## LISTING
____

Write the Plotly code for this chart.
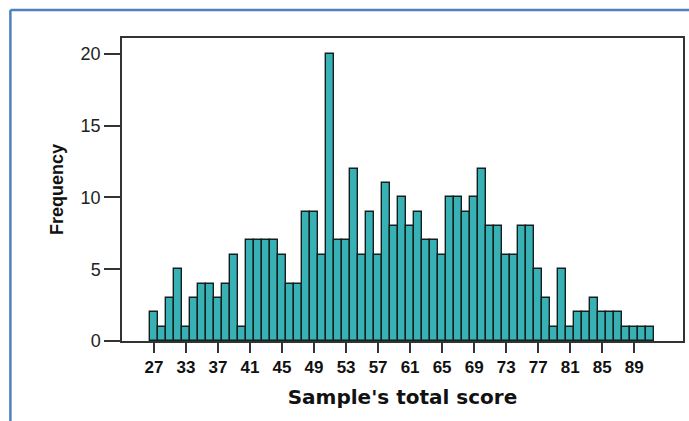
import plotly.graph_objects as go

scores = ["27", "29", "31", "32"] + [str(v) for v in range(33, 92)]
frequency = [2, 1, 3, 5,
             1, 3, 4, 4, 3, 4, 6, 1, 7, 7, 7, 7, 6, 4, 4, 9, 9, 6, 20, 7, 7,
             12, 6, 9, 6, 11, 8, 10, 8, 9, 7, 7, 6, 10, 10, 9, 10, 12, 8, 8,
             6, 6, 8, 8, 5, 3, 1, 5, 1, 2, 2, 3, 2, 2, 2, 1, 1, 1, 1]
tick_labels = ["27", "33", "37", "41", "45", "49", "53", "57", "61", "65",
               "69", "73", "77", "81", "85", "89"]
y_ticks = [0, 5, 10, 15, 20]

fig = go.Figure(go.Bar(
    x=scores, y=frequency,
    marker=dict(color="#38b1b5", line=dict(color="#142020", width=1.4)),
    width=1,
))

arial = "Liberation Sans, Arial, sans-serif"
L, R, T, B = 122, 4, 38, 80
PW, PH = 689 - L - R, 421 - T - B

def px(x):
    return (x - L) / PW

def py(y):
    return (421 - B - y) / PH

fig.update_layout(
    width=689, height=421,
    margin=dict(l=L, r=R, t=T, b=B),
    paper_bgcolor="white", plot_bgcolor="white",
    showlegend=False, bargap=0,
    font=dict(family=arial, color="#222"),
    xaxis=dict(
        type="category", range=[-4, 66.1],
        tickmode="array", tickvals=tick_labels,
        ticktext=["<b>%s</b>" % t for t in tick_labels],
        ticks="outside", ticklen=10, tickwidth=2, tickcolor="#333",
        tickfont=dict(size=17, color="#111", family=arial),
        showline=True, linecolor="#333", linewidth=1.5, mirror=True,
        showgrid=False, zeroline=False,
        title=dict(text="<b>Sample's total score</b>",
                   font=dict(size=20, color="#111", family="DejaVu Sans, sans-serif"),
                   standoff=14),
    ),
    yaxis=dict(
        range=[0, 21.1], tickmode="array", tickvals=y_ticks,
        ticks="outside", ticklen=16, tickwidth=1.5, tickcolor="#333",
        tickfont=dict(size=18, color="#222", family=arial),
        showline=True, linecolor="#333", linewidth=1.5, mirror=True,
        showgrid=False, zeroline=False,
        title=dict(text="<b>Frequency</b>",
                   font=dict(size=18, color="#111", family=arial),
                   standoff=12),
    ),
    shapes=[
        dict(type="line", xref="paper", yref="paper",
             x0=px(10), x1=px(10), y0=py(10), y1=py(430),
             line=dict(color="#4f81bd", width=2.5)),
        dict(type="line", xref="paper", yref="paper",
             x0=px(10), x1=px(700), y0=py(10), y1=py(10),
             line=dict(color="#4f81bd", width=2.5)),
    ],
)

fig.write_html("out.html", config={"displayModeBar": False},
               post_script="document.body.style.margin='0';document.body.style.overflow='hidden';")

____

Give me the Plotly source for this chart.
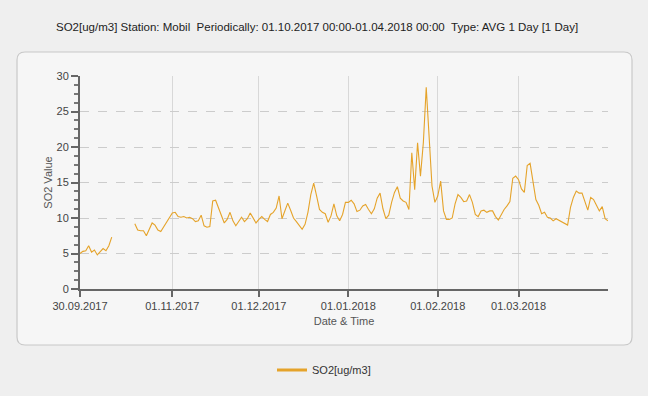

____

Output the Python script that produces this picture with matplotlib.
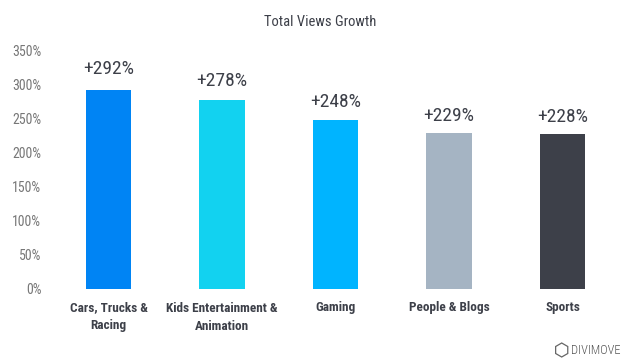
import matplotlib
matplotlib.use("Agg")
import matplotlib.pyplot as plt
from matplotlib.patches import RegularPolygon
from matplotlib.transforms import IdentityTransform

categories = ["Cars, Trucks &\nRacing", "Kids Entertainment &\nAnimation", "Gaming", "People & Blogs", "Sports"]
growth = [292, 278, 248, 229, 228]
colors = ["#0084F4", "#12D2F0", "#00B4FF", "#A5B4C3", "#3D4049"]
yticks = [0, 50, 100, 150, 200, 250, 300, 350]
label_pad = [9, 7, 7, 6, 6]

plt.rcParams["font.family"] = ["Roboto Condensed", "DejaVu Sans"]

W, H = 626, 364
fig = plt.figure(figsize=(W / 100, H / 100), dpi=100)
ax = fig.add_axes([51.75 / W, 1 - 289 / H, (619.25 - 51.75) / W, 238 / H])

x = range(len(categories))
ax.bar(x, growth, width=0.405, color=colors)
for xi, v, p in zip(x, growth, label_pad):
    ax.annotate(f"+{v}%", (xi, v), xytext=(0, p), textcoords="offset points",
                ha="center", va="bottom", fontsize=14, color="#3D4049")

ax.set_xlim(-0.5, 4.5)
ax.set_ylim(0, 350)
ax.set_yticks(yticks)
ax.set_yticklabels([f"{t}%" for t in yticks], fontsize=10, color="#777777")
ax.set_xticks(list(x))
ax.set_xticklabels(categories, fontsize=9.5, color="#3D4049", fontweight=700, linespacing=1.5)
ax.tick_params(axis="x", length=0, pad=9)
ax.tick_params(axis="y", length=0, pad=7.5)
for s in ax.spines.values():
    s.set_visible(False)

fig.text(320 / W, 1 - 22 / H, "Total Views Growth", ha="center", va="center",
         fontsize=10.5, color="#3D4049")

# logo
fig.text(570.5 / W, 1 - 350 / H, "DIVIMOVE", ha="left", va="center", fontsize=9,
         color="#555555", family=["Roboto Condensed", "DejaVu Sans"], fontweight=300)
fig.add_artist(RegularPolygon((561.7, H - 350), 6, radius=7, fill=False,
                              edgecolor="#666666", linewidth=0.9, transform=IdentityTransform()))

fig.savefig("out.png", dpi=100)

____

## DIRECTION
Nothing but the lines from the one containing "Output the Python" through the one containing "from matplotlib.transforms import" should be written out, exactly and with both ends. Pictures are left out.

## ANSWER FOR THIS EXERCISE
Output the Python script that produces this picture with matplotlib.
import matplotlib
matplotlib.use("Agg")
import matplotlib.pyplot as plt
from matplotlib.patches import RegularPolygon
from matplotlib.transforms import IdentityTransform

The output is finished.